Avr 182012
 

L’incertitude entourant la fourniture d’électricité a un impact significatif sur la croissance économique et la productivité.

L’incertitude que connaît le secteur de l’électricité en Afrique du Sud représente l’un des plus grands freins à une croissance économique soutenue. L’incapacité du ministère de l’Énergie, d’Eskom et du Régulateur national de l’Énergie (Nersa) à coordonner la mise en place d’un cadre d’action global impacte de façon très négative à la fois les consommateurs et les producteurs d’énergie.

Bien qu’Eskom se soit récemment lancé dans un programme massif d’investissements, le gouvernement n’est pas parvenu à injecter dans le réseau de nouvelles capacités en mesure de satisfaire la demande croissante. La faute en incombe partiellement à de longs délais de livraison, mais l’inaptitude à produire un cadre réglementaire favorable à l’investissement ainsi qu’à la participation du secteur privé pour combler les manques en approvisionnement énergétique en est aussi largement responsable.

Le ministère discute en ce moment, avec des promoteurs potentiels et des producteurs d’énergie indépendants, de l’opportunité d’intégrer au réseau national des producteurs privés, que ce soit de charbon, de gaz ou d’énergie hydraulique. Il est à espérer que cela ouvrira une nouvelle porte d’entrée au secteur privé dans le domaine énergétique.

Au cœur de la question de savoir comment stimuler l’investissement privé dans le domaine énergétique, il y a l’incertitude concernant les structures tarifaires. C’est particulièrement vrai pour le secteur de l’énergie renouvelable, où de constantes révisions des projets de lois sur l’instauration d’un « programme de tarifs de rachat garanti pour les sources d’énergie renouvelable » ont découragé les investisseurs, avec pour conséquence que le processus de régulation de la vente d’énergie renouvelable, initié en 2007, tarde toujours plus à porter ses fruits.

L’incapacité du gouvernement à développer un cadre énergétique qui incorpore de manière adéquate le secteur privé a permis à Eskom d’engranger de substantiels profits tout en ayant du mal à satisfaire la demande. En novembre dernier, Eskom a publié un résultat semestriel en hausse de 35%, passant de 9,5 milliards de rands à 12,8 milliards. On attribue cette croissance du chiffre d’affaires essentiellement à l’augmentation des tarifs, ce qui a conduit certains à s’interroger quant au niveau des hausses de prix.

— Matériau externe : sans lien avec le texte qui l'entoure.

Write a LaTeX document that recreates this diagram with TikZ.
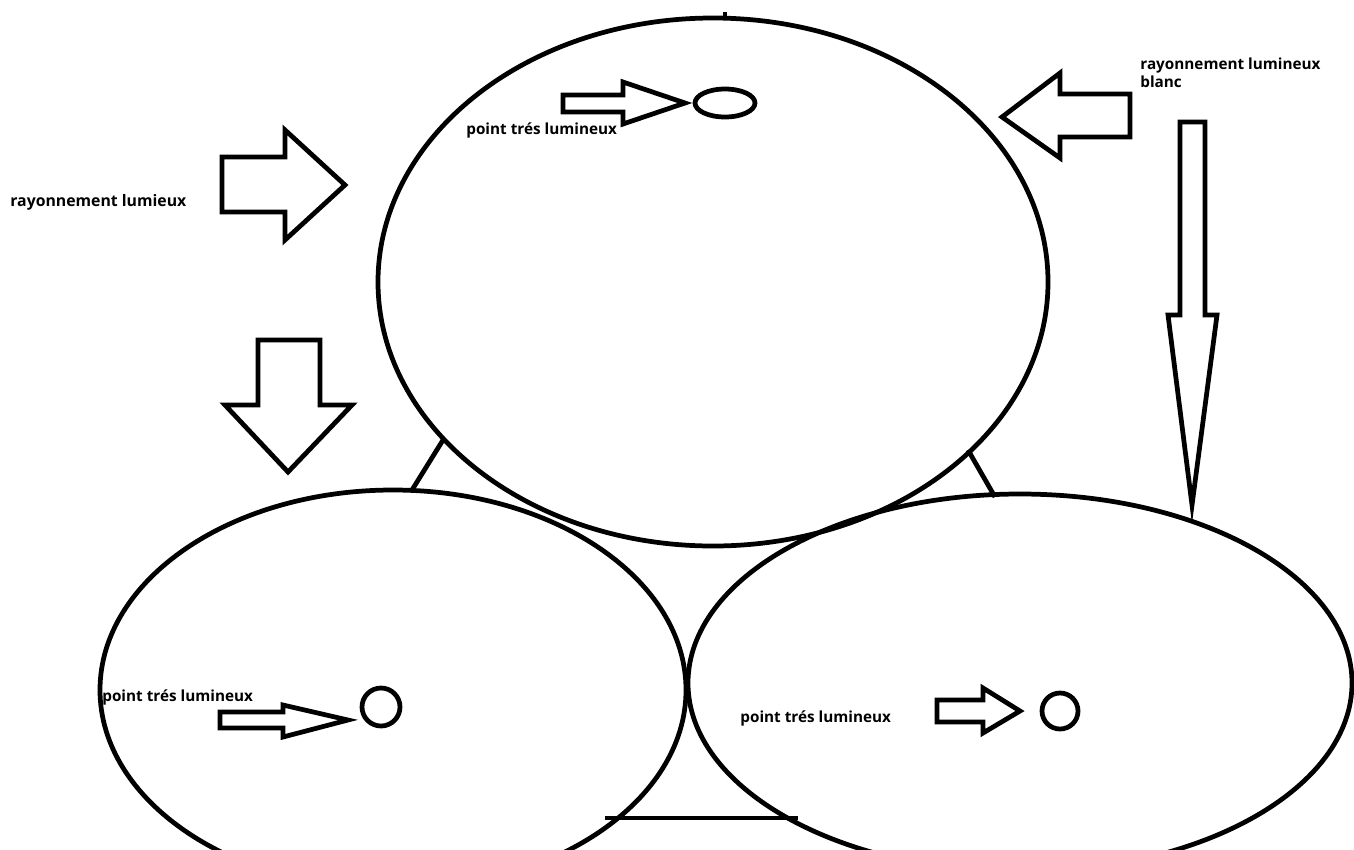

Des désaccords entre le ministère et Nersa quant à la meilleure manière de réglementer ce service public ont aggravé les choses. L’année dernière, le gouvernement a indiqué qu’il voulait changer radicalement la méthode de calcul utilisée par Nersa pour fixer les tarifs d’Eskom pour l’électricité. En 2010, Nersa avait validé une augmentation de 24,8% à compter du 1er avril de cette année-là, ainsi que des augmentations de 25,8% et 25,9%, pour respectivement l’année dernière et l’année en cours. Ces hausses avaient été jugées nécessaires au financement des coûts d’exploitation et financiers croissants. Et voilà que Nersa a déjà dit ce mois-ci que les tarifs augmenteraient de 16% « seulement ».

Cela s’est fait après qu’Eskom a demandé que l’augmentation soit revue à la baisse, ses profits ayant été supérieurs aux prévisions.

Bien que l’annonce d’une hausse des tarifs inférieure aux prévisions ait été accueillie avec soulagement par les consommateurs, cela arrive trop tard pour contrer l’inflation. Pour l’essentiel, les projections inflationnistes basées sur les hausses de tarifs validées en 2010 ont déjà été prises en compte par les marchés. Si les bénéfices supplémentaires d’Eskom ne sont pas utilisés de manière efficace, cela entraînera de facto une augmentation du coût supporté par le Sud-Africain moyen.

Les incertitudes entourant la fourniture d’énergie a un impact significatif sur la croissance économique et la productivité. Les prévisions de coupures de courant et les avertissements lancés par Eskom pour dire que l’approvisionnement continuera d’être tendu découragent l’expansion économique. Si les 6 mois de retard pris par le projet électrique de Medupi n’auront apparemment aucun effet sur le rapport entre l’offre et la demande, les autorités ont prévenu que le système restera tendu pour les cinq ans à venir, en particulier les deux prochains.

Le Mail & Guardian a récemment rapporté qu’Eskom a payé des industriels gros consommateurs d’énergie pour qu’ils arrêtent leurs fonderies pendant une période allant jusqu’à trois mois afin de soulager le système. Cela va dans le sens d’une meilleure gestion de la demande, mais c’est un désastre du point de vue de la croissance économique prise dans son ensemble.